Durch moderate, aber äußerst brüchige Kletterei gewannen wir an Höhe. Die Schwierigkeiten bewegten sich zwischen dem 4. und 5. Schwierigkeitsgrad. Dabei bestand die Herausforderung vor allem darin, Griffe und Tritte zu finden, die einigermaßen kompakt waren und an denen wir uns halten konnten, sowie einen guten Weg durch das Meer aus brüchigem Felsen zu finden. Vorsichtig, aber stetig kamen wir gut voran, und um die Mittagszeit umarmten wir uns glücklich auf dem Gipfel.

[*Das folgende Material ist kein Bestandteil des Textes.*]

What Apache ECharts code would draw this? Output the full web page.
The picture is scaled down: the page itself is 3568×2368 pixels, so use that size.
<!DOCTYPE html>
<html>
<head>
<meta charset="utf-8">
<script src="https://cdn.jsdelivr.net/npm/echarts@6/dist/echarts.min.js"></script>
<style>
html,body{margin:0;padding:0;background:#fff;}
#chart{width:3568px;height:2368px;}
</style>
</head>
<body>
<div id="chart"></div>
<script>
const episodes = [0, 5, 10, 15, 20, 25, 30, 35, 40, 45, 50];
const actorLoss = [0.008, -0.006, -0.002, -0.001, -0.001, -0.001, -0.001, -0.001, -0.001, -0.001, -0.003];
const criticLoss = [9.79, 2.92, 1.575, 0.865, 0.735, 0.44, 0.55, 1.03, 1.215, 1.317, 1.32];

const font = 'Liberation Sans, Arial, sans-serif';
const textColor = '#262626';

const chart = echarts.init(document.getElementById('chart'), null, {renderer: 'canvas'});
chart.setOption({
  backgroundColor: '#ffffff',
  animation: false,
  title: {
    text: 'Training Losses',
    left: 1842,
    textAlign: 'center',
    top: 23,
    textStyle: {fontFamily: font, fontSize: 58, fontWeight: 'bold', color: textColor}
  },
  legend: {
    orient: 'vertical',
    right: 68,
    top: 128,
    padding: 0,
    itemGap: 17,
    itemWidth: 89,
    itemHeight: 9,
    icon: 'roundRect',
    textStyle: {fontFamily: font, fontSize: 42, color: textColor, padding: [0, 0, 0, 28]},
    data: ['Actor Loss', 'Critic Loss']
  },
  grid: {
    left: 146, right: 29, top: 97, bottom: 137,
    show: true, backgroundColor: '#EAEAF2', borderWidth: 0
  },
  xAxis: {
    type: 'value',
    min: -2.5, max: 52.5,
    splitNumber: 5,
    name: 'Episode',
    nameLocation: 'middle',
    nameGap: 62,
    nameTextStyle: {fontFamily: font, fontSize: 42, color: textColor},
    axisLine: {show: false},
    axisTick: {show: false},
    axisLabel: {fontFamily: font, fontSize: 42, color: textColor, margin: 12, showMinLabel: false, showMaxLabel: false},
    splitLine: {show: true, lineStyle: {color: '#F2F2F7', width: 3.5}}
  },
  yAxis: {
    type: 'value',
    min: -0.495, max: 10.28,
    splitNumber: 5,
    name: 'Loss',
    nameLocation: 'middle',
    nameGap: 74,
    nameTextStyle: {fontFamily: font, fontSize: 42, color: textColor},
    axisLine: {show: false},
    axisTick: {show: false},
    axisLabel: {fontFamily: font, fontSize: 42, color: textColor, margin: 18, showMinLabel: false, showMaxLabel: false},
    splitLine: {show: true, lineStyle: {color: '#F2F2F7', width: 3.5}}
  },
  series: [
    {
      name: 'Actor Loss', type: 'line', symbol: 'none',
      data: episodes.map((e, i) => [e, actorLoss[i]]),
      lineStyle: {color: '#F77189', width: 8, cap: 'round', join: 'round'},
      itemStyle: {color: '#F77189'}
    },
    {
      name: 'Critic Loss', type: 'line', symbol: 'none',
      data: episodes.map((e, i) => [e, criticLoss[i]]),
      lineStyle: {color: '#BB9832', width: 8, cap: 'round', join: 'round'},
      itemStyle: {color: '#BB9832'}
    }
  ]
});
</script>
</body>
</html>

Der Abstieg verlief schnell und problemlos über einige Abseilstellen, sodass wir noch am selben Abend im Basislager auf unseren gelungenen Gipfel anstoßen konnten. Dabei könnte es sich sogar um eine Erstbegehung handeln – wir hatten am Grat kein Material gefunden und keinerlei Informationen sowohl bei der Indian Mountain Federation (IMF) als auch online. Für unser Team war es auf jeden Fall eine äußerst wertvolle Begehung nach der erneuten Enttäuschung am Shivling. So konnten wir alle auf eine erfolgreiche Expedition zurückblicken, begleitet von gutem Wetter, und Indien bleibt neben dem Bergsteigen immer wieder ein Abenteuer für sich.